ProductPortfolio pp = new ProductPortfolio();

. . .

clientCode(dp);

clientCode(pp);

}

The code fragment above also demonstrates flexibility with respect to the iteration algorithm used. Both ProductPortfolio and DiscountinuedProducts return an instance of StandardIteration, but since the client routine is written in terms of AbstractIterator, it will work with any iteration algorithm that implements the interface AbstractIterator.

The UML diagram in Figure 28 shows a box for FailFastIterator. Fail fast iteration is a safer form of iteration that throws an exception if the container is updated during iteration. ProductPortfolio could be modified to return an instance of FailFastIterator and the client code would work just fine.

The previous example introduced the iterator design pattern with an application-specific example. The structure diagram for the more general Iterator design pattern is shown in Figure 29.

Figure 29 Structure diagram for the Iterator design pattern

The Iterator design pattern has four components:

Collection – defines the interface for collection types. Included in the interface is createIterator(), a factory method for creating the iterator for the collection. Optionally, the interface may also include methods for managing (adding, removing, etc.) the elements of the collection.

Iterator –defines the interface for traversing the elements of a collection. There is no standard set of methods for iteration. The iterator interface in the Java API (Iterator) consists of hasNext(), next() and remove(). The iterator interface in the .NET framework (IEnumerator) consists of the attribute Current and the methods MoveNext() and Reset(). Some iterators also allow forward and backward traversal.

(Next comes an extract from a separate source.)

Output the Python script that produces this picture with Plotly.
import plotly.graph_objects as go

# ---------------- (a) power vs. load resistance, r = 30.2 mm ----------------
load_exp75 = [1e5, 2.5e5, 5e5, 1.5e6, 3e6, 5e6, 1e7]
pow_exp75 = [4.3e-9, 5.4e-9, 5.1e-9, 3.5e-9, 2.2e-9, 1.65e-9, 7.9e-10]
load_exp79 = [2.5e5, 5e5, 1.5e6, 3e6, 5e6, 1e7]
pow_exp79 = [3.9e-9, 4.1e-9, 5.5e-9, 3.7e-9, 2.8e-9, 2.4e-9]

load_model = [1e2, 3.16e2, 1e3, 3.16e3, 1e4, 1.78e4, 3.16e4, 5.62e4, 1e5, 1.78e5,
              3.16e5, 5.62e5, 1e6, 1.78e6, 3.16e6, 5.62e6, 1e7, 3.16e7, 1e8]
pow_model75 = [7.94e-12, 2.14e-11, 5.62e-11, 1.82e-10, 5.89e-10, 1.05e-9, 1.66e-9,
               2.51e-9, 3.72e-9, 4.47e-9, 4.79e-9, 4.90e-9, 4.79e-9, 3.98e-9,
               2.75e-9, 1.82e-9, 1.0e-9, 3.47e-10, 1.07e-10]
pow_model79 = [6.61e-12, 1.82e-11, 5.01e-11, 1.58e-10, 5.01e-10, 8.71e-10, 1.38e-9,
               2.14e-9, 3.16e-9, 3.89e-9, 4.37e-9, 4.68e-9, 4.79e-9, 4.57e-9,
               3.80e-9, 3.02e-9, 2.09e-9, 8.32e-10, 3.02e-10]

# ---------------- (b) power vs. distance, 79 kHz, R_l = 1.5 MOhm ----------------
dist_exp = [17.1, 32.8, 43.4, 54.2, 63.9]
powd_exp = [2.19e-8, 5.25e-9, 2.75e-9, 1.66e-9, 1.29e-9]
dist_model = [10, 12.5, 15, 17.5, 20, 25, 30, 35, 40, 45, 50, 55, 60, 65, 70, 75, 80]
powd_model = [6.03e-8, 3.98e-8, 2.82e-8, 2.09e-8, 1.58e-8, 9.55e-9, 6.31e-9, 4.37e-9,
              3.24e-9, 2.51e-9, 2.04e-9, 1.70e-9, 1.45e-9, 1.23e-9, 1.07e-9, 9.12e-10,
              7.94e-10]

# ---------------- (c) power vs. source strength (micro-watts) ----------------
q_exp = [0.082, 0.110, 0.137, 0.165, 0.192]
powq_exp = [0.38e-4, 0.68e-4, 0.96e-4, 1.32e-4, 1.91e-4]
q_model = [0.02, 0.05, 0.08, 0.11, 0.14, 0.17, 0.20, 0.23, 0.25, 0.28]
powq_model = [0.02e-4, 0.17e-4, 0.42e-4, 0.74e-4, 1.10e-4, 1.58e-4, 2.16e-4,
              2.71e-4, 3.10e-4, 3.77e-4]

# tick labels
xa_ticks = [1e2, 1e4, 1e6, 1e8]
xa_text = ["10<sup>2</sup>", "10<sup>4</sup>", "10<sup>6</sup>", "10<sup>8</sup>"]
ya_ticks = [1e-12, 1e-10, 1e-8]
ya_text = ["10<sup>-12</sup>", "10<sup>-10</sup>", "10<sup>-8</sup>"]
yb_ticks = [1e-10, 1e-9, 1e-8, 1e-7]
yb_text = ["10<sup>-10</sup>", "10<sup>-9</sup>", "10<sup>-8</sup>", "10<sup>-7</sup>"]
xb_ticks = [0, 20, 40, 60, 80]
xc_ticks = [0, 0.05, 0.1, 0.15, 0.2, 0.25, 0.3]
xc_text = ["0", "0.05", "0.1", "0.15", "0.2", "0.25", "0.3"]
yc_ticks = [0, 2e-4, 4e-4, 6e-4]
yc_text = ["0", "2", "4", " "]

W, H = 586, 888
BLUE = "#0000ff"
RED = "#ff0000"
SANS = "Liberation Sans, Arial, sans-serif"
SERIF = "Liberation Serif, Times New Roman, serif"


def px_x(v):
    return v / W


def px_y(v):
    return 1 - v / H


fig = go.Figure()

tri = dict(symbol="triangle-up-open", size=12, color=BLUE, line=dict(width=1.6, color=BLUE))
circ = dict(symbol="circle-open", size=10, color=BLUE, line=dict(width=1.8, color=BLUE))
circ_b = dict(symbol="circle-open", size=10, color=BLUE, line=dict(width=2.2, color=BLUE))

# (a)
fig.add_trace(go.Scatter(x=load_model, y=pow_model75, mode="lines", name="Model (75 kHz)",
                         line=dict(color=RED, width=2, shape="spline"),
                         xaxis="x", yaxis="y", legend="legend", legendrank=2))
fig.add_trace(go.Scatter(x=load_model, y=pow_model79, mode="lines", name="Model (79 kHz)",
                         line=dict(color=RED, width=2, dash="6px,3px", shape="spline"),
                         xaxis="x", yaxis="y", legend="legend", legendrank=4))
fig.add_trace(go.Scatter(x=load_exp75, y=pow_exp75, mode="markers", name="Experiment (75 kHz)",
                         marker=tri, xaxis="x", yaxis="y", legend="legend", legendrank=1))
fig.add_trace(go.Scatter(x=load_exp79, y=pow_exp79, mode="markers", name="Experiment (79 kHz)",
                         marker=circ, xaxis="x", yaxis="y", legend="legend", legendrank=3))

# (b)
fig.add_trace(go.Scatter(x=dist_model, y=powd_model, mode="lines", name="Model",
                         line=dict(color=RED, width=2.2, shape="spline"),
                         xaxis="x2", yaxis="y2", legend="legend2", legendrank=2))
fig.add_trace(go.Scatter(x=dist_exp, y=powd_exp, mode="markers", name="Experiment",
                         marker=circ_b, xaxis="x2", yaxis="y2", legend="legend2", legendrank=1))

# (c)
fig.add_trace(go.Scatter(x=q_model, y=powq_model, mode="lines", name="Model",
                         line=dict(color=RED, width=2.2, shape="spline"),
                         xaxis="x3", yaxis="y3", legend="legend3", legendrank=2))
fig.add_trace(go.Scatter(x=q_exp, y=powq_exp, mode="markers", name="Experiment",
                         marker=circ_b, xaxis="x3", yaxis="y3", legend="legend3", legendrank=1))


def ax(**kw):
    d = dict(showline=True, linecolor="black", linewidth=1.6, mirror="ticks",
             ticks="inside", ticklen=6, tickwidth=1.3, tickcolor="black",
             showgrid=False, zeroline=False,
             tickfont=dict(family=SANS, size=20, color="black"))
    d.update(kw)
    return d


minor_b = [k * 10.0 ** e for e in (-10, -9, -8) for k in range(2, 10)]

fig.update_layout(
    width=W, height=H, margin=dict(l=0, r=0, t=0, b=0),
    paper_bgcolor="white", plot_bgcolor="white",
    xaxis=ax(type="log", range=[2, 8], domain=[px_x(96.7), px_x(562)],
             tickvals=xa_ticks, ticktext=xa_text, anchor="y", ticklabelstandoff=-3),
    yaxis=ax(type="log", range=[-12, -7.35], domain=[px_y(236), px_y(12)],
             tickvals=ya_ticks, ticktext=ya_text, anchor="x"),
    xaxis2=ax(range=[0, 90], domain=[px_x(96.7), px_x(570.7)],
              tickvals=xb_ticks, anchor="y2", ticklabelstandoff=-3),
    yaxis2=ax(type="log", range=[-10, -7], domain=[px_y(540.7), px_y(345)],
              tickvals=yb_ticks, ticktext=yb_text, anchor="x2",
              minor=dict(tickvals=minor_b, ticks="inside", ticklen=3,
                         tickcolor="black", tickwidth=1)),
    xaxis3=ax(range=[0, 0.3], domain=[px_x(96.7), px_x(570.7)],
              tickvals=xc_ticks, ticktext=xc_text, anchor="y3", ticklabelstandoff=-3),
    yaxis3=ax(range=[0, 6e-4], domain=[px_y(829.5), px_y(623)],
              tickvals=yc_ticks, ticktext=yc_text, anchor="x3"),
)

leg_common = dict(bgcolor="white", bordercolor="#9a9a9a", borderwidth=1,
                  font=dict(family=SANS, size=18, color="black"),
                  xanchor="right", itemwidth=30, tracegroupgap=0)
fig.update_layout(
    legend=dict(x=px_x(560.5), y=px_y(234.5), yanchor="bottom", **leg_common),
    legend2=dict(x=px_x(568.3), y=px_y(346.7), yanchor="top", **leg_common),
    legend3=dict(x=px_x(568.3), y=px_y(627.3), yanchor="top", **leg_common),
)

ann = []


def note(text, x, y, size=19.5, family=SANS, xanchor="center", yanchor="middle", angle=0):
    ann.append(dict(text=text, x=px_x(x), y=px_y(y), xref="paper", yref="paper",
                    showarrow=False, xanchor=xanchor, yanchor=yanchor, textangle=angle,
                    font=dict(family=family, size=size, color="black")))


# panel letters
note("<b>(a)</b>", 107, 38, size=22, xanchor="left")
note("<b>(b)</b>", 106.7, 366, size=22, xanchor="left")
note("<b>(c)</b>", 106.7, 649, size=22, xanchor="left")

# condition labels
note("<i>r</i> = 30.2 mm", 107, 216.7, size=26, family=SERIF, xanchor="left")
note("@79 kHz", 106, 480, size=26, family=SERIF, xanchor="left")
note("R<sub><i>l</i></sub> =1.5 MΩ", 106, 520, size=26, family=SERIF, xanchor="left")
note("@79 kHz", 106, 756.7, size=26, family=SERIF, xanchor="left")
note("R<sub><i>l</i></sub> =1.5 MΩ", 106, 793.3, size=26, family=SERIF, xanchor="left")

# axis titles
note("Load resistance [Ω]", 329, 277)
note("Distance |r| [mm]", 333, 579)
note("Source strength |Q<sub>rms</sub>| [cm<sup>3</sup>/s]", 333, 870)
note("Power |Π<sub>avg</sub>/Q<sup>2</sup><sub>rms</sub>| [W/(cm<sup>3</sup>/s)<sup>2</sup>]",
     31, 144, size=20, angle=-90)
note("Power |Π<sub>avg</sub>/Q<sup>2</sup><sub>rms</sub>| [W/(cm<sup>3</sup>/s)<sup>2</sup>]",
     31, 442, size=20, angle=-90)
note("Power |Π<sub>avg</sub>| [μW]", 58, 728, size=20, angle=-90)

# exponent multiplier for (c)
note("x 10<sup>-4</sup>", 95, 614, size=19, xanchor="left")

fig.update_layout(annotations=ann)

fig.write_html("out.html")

ConcreteCollection – a class that implements the Collection interface. The concrete collection decides which iterator to create.

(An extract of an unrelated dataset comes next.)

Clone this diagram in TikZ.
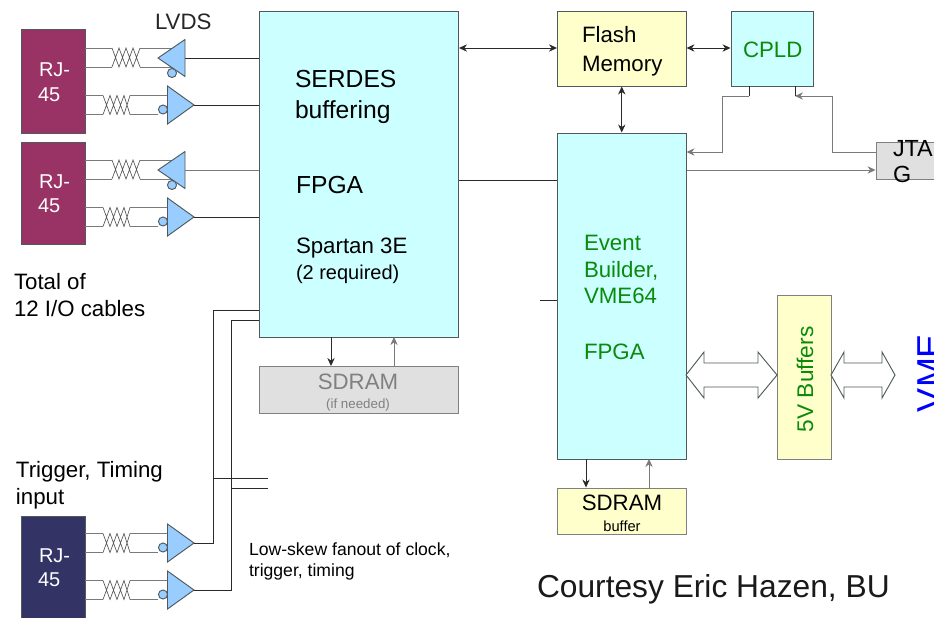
\documentclass[tikz,border=0pt]{standalone}
\usepackage{fontspec}
\setmainfont{Liberation Sans}
\usetikzlibrary{arrows.meta,fit}
\definecolor{cyanbox}{HTML}{CCFFFF}
\definecolor{yelbox}{HTML}{FFFFCC}
\definecolor{greybox}{HTML}{E0E0E0}
\definecolor{maroonbox}{HTML}{993366}
\definecolor{navybox}{HTML}{333366}
\definecolor{triblue}{HTML}{99CCFF}
\definecolor{greentxt}{HTML}{0A8A0A}
\definecolor{edgecol}{HTML}{505A5A}
\definecolor{wirecol}{HTML}{7A7A7A}
\definecolor{linecol}{HTML}{2A2A2A}
\tikzset{
  boxn/.style={draw=edgecol,line width=0.75pt,inner sep=0pt},
  lab/.style={inner sep=0pt,outer sep=0pt,anchor=base west},
  labc/.style={inner sep=0pt,outer sep=0pt,anchor=base},
  big/.style={font=\fontsize{18.5}{20}\selectfont},
  mid/.style={font=\fontsize{16.7}{18}\selectfont},
  conn/.style={draw=linecol,line width=0.65pt},
  tip/.style={conn,-{Stealth[length=6pt,width=5.5pt]}},
  bitip/.style={conn,{Stealth[length=6pt,width=5.5pt]}-{Stealth[length=6pt,width=5.5pt]}},
  wire/.style={draw=wirecol,line width=0.7pt},
  twist/.style={draw=linecol!80!white,line width=0.5pt},
  tri/.style={draw=edgecol,fill=triblue,line width=0.7pt},
  bubble/.style={draw=edgecol,fill=triblue,line width=0.7pt},
  blockar/.style={draw=edgecol,fill=white,line width=0.7pt,line join=miter}
}
% driver pointing right: name, centre y
\newcommand{\drvR}[2]{
  \draw[wire] (85,#2-9.5) -- (103,#2-9.5) (130,#2-9.5) -- (168,#2-9.5)
              (85,#2+9.5) -- (103,#2+9.5) (130,#2+9.5) -- (158,#2+9.5);
  \draw[twist] (103,#2-9.5) -- (110,#2+9.5) -- (117,#2-9.5) -- (124,#2+9.5) -- (130,#2-9.5)
               (103,#2+9.5) -- (110,#2-9.5) -- (117,#2+9.5) -- (124,#2-9.5) -- (130,#2+9.5);
  \draw[bubble] (163,#2+4.5) circle[radius=3.4pt];
  \draw[tri] (167.5,#2-19) -- (194,#2) -- (167.5,#2+19) -- cycle;
  \coordinate (#1) at (194,#2);
}
% driver pointing left: name, centre y
\newcommand{\drvL}[2]{
  \draw[wire] (85,#2-10) -- (112,#2-10) (140,#2-10) -- (172,#2-10)
              (85,#2+9) -- (112,#2+9) (140,#2+9) -- (172,#2+9);
  \draw[twist] (112,#2-10) -- (119,#2+9) -- (126,#2-10) -- (133,#2+9) -- (140,#2-10)
               (112,#2+9) -- (119,#2-10) -- (126,#2+9) -- (133,#2-10) -- (140,#2+9);
  \draw[bubble] (172,#2+15) circle[radius=3.4pt];
  \draw[tri] (185,#2-18.5) -- (158,#2) -- (185,#2+18.5) -- cycle;
  \coordinate (#1) at (185,#2);
}
\begin{document}
\begin{tikzpicture}[x=0.75pt,y=-0.75pt]
\path[use as bounding box,clip] (0,0) rectangle (934,617);
\fill[white] (0,0) rectangle (934,617);

% boxes
\node[boxn,fill=maroonbox,fit={(21,30)(85,133)}] (rja) {};
\node[boxn,fill=maroonbox,fit={(21,142)(85,244)}] (rjb) {};
\node[boxn,fill=navybox,fit={(21,516)(85,630)}] (rjc) {};
\node[boxn,fill=cyanbox,fit={(259,12)(458.5,337)}] (fpga) {};
\node[boxn,fill=greybox,draw=gray,fit={(259,366.5)(458.5,413)}] (sdrama) {};
\node[boxn,fill=yelbox,fit={(557.5,12)(686,86)}] (flash) {};
\node[boxn,fill=cyanbox,fit={(731,12)(813,86)}] (cpld) {};
\node[boxn,fill=cyanbox,fit={(557.5,133)(686,459)}] (evb) {};
\node[boxn,fill=yelbox,draw=gray,fit={(777,295)(831,459)}] (buf) {};
\node[boxn,fill=yelbox,draw=gray,fit={(557.5,488)(686,534)}] (sdramb) {};
\node[boxn,fill=greybox,draw=gray,fit={(876,142)(950,179)}] (jtag) {};

% drivers
\drvL{da}{58}
\drvR{db}{105}
\drvL{dc}{170}
\drvR{dd}{217}
\drvR{de}{543}
\drvR{df}{590}

% connectors
\draw[conn] (da) -- (da -| fpga.west);
\draw[conn] (db) -- (db -| fpga.west);
\draw[conn,draw=wirecol] (dc) -- (dc -| fpga.west);
\draw[conn] (dd) -- (dd -| fpga.west);
\coordinate (fa) at (259,310);
\coordinate (fb) at (259,320);
\coordinate (ea) at (213,543);
\coordinate (eb) at (231,590);
\draw[conn] (de) -- (ea) -- (ea |- fa) -- (fa);
\draw[conn] (df) -- (eb) -- (eb |- fb) -- (fb);
\coordinate (fana) at (268,478);
\coordinate (fanb) at (268,488);
\draw[conn] (ea |- fana) -- (fana);
\draw[conn] (eb |- fanb) -- (fanb);

\coordinate (c1) at (331,337); \coordinate (c2) at (394,337);
\draw[tip] (c1) -- (c1 |- sdrama.north);
\draw[tip,draw=wirecol] (c2 |- sdrama.north) -- (c2);
\coordinate (y48) at (0,48);
\draw[bitip] (fpga.east |- y48) -- (flash.west |- y48);
\draw[bitip] (flash.east |- y48) -- (cpld.west |- y48);
\draw[bitip] (flash.south) -- (flash.south |- evb.north);
\coordinate (y180) at (0,180);
\draw[conn] (fpga.east |- y180) -- (evb.west |- y180);
\coordinate (stub) at (540,300);
\draw[conn] (stub) -- (stub -| evb.west);
\coordinate (s1) at (586,459); \coordinate (s2) at (649,459);
\draw[tip] (s1) -- (s1 |- sdramb.north);
\draw[tip,draw=wirecol] (s2 |- sdramb.north) -- (s2);
% CPLD to event builder
\coordinate (k1) at (749,86); \coordinate (k2) at (749,96); \coordinate (k3) at (722,96); \coordinate (k4) at (722,152);
\draw[conn] (k1) -- (k2);
\draw[tip,draw=wirecol] (k2) -- (k3) -- (k4) -- (k4 -| evb.east);
% JTAG to CPLD
\coordinate (j1) at (876,152); \coordinate (j2) at (832,152); \coordinate (j3) at (832,96); \coordinate (j4) at (795,96); \coordinate (j5) at (795,86);
\draw[tip,draw=wirecol] (j1) -- (j2) -- (j3) -- (j4);
\draw[conn] (j4) -- (j5);
% event builder to JTAG
\coordinate (y170) at (0,170);
\draw[tip,draw=wirecol] (evb.east |- y170) -- (jtag.west |- y170);

% block arrows
\draw[blockar] (686,375) -- (704,352) -- (704,363) -- (758,363) -- (758,352) -- (777,375) -- (758,398) -- (758,387) -- (704,387) -- (704,398) -- cycle;
\draw[blockar] (831,375) -- (844,352) -- (844,363) -- (882,363) -- (882,352) -- (895,375) -- (882,398) -- (882,387) -- (844,387) -- (844,398) -- cycle;

% text
\node[lab,font=\fontsize{16.7}{18}\selectfont,text=black!85] (tlvds) at (155,30) {LVDS};
\node[lab,font=\fontsize{15}{18}\selectfont,text=white] (t1) at (39,76) {RJ-};
\node[lab,font=\fontsize{15}{18}\selectfont,text=white] (t2) at (38,101) {45};
\node[lab,font=\fontsize{15}{18}\selectfont,text=white] (t3) at (39,188) {RJ-};
\node[lab,font=\fontsize{15}{18}\selectfont,text=white] (t4) at (38,212) {45};
\node[lab,font=\fontsize{15}{18}\selectfont,text=white] (t5) at (39,562) {RJ-};
\node[lab,font=\fontsize{15}{18}\selectfont,text=white] (t6) at (38,586) {45};
\node[lab,big] (t7) at (295,88) {SERDES};
\node[lab,big] (t8) at (295,118) {buffering};
\node[lab,big] (t9) at (296,193) {FPGA};
\node[lab,font=\fontsize{16.7}{18}\selectfont] (t10) at (296,253) {Spartan 3E};
\node[lab,font=\fontsize{15}{16}\selectfont] (t11) at (296,279) {(2 required)};
\node[lab,mid] (t12) at (14,289) {Total of};
\node[lab,mid] (t13) at (14,316) {12 I/O cables};
\node[lab,mid] (t14) at (16,477) {Trigger, Timing};
\node[lab,mid] (t15) at (16,504) {input};
\node[lab,font=\fontsize{13.2}{15}\selectfont] (t16) at (249,555) {Low-skew fanout of clock,};
\node[lab,font=\fontsize{13.2}{15}\selectfont] (t17) at (249,576) {trigger, timing};
\node[lab,mid] (t18) at (582,43) {Flash};
\node[lab,mid] (t19) at (582,71) {Memory};
\node[lab,mid,text=greentxt] (t20) at (743,58) {CPLD};
\node[lab,mid,text=greentxt] (t21) at (584,250) {Event};
\node[lab,mid,text=greentxt] (t22) at (584,277) {Builder,};
\node[lab,mid,text=greentxt] (t23) at (584,303) {VME64};
\node[lab,mid,text=greentxt] (t24) at (584,359) {FPGA};
\node[lab,font=\fontsize{17}{18}\selectfont,text=greentxt,rotate=90] (t25) at (813,432) {5V Buffers};
\node[labc,mid,text=gray] (t26) at (358,389) {SDRAM};
\node[labc,font=\fontsize{10}{12}\selectfont,text=gray] (t27) at (358,408) {(if needed)};
\node[labc,mid] (t28) at (622,510) {SDRAM};
\node[labc,font=\fontsize{11}{12}\selectfont] (t29) at (622,531) {buffer};
\node[lab,font=\fontsize{23.8}{26}\selectfont,text=black!90] (t30) at (537,597) {Courtesy Eric Hazen, BU};
\node[lab,font=\fontsize{17.5}{18}\selectfont] (t31) at (893,156) {JTA};
\node[lab,font=\fontsize{17.5}{18}\selectfont] (t32) at (893,182) {G};
\node[lab,font=\fontsize{27}{28}\selectfont,text=blue,rotate=90] (t33) at (942,412) {VME};
\end{tikzpicture}
\end{document}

ConcreteIterator – a class that implements the Iterator interface. A concrete iterator needs access to the internal data structure of the collection it traverses. A collection may grant its iterator privileged access to its internals (e.g. by friending the iterator in C++ or defining a nested class in Java) or pass a reference or copy of its internal data structure as an argument to the iterator’s constructor. How’s this different from giving clients access to the internal details of iterators? Granting an iterator privileged access is less of a concern because in general there will be many more clients than iterators.

Sample Code

Most object-oriented programming languages include support for collections. Those that do typically offer an assortment of concrete collection classes (e.g. Array, LinkedList, and Dictionary) along with abstractions (e.g. interfaces) for collections and their iterators. Figure 30 shows some of the key classes and interfaces in the Java collection framework.

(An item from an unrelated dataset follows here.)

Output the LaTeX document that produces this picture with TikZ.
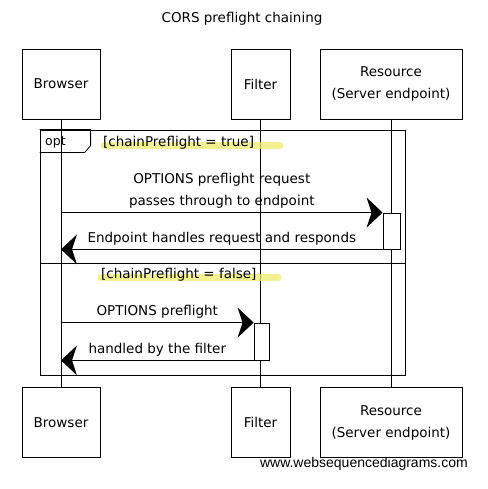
\documentclass[tikz,border=0pt]{standalone}
\usepackage{fontspec}
\setmainfont{DejaVu Sans}
\newfontfamily\wsdfont{Liberation Sans}
\usetikzlibrary{arrows.meta, positioning}

\definecolor{markyellow}{RGB}{238,236,110}

\tikzset{
  actor/.style={draw, line width=0.8pt, fill=white, minimum height=70pt, align=center, font=\fontsize{13.5}{22}\selectfont},
  actbox/.style={draw, line width=0.8pt, fill=white, inner sep=0pt},
  msg/.style={line width=1.1pt, -{Stealth[length=16pt, width=30pt, inset=5pt]}},
  msglabel/.style={align=center, font=\fontsize{13.5}{22}\selectfont},
  guard/.style={anchor=west, inner sep=0pt, font=\fontsize{13.5}{15}\selectfont},
  marker/.style={line width=7pt, line cap=round, color=markyellow, opacity=0.75}
}

\begin{document}
\begin{tikzpicture}[x=1pt, y=-1pt]
    \useasboundingbox (0,0) rectangle (487,489);

    \node[font=\fontsize{13.5}{15}\selectfont] (title) at (242,19) {CORS preflight chaining};

    \node[actor, minimum width=78pt] (browserTop) at (61,84) {Browser};
    \node[actor, minimum width=59pt] (filterTop) at (260.5,84) {Filter};
    \node[actor, minimum width=142pt] (resourceTop) at (391,84) {Resource\\(Server endpoint)};
    \node[actor, minimum width=78pt] (browserBot) at (61,422.5) {Browser};
    \node[actor, minimum width=59pt] (filterBot) at (260.5,422.5) {Filter};
    \node[actor, minimum width=142pt] (resourceBot) at (391,422.5) {Resource\\(Server endpoint)};

    \draw[line width=0.8pt] (browserTop) -- (browserBot)
        (filterTop) -- (filterBot)
        (resourceTop) -- (resourceBot);

    % opt frame
    \node[draw, line width=0.8pt, minimum width=365pt, minimum height=245pt, inner sep=0pt] (optframe) at (222.5,252.5) {};
    \draw[line width=0.8pt] (optframe.north west) -- ++(51,0) -- ++(0,16) -- ++(-6,7) -- ++(-45,0);
    \node[font=\fontsize{12.5}{14}\selectfont, anchor=west, inner sep=0pt] (optlabel) at (45,142) {opt};
    \draw[line width=0.8pt] (optframe.west |- 0,263) coordinate (elseL) -- (optframe.east |- elseL);

    \draw[marker] (104,146) -- (280,146);
    \node[guard] (guardTrue) at (103,143) {[chainPreflight = true]};
    \draw[marker] (101,277) -- (278,277);
    \node[guard] (guardFalse) at (101,275) {[chainPreflight = false]};

    % chained to the endpoint
    \node[actbox, minimum width=17pt, minimum height=36pt] (actResource) at (391.5,231) {};
    \draw[msg] (browserTop |- actResource.north west) -- node[msglabel, above] {OPTIONS preflight request\\passes through to endpoint} (actResource.north west);
    \draw[msg] (actResource.south west) -- node[msglabel, above] {Endpoint handles request and responds} (browserTop |- actResource.south west);

    % handled by the filter
    \node[actbox, minimum width=15pt, minimum height=37pt] (actFilter) at (261.5,341.5) {};
    \draw[msg] (browserTop |- actFilter.north west) -- node[msglabel, above] {OPTIONS preflight} (actFilter.north west);
    \draw[msg] (actFilter.south west) -- node[msglabel, above] {handled by the filter} (browserTop |- actFilter.south west);

    \node[font=\wsdfont\fontsize{14}{16}\selectfont, anchor=east, inner sep=0pt] (credit) at (468,464) {www.websequencediagrams.com};
\end{tikzpicture}
\end{document}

Figure 30 Key classes and interfaces in the Java collection framework

The following Java program demonstrates polymorphic client code traversing the elements of two completely different data structures.

// Output:

// 1 2

// 3 4

import java.util.*;

public class IteratorExample

{

public static void main(String[] args)

{

ArrayList arrayList = new ArrayList();

arrayList.add(new Integer(1));

arrayList.add(new Integer(2));

LinkedList linkedList = new LinkedList();

linkedList.add(new Integer(3));

linkedList.add(new Integer(4));

clientCode(arrayList);

clientCode(linkedList);

}

public static void clientCode(Collection collection) {

Iterator i = collection.iterator();

while (i.hasNext())

{

Object o = i.next();

String s = o.toString();

System.out.print(s + " ");

}

System.out.println();

}

}

Discussion

The Iterator design pattern illustrates just how far some design patterns have come. The iterator design pattern, like all patterns, started out as a general solution to a reoccurring design problem. Later, support for the pattern began to appear in language class libraries. Today, several programming languages include support for the pattern in the language proper.

For example, C# includes a foreach statement, which is used to iterate over the elements of a collection or array:

foreach (ItemType item in someCollection)

someCollection is any object that implements the interface IEnumerable or declares the method GetEnumerator(). The interface IEnumberable has one method that returns an iterator of type IEnumerator:

interface IEnumerable {

IEnumerator GetEnumerator();

}

interface IEnumerator {

Object Current {get;}

bool MoveNext();

void Reset();

}

Here is a complete example showing the application-specific collection ProductPortfolio being used with the foreach statement. Notice that ProductPortfolio creates and returns an iterator.

// Output:

// Pencil $0.5

// Eraser $1

// Notebook $2

using System;

using System.Collections;

class Program {

static void Main(string[] args) {

ProductPortfolio currentProducts = new

ProductPortfolio();

foreach (Product p in currentProducts)

Console.WriteLine(p.name + " $" + p.amount);

Console.ReadLine();

}

}

public class Product {

public string name;

public double amount;

public Product(string name, double amount) {

this.name = name;

this.amount = amount;

}

}

public class ProductPortfolio : IEnumerable {

private Product[] products;

public ProductPortfolio() {

products = new Product[3] {

new Product("Pencil",.5),

new Product("Eraser",1.0),

new Product("Notebook",2.0) };

}

public IEnumerator GetEnumerator() {

return new StandardIterator(products);

}

private class StandardIterator : IEnumerator {

private Product[] products;

private int position;

public StandardIterator(Product[] products) {

this.products = products;

Reset();

}

public bool MoveNext() {

position++;

return (position < products.Length);

}

public void Reset() { position = -1; }

public object Current {

get { return products[position]; }

}

}

}

Related Patterns

The createIterator() method of the Collection interface is a factory method. Concrete collection classes decide which concrete iterator to create and return.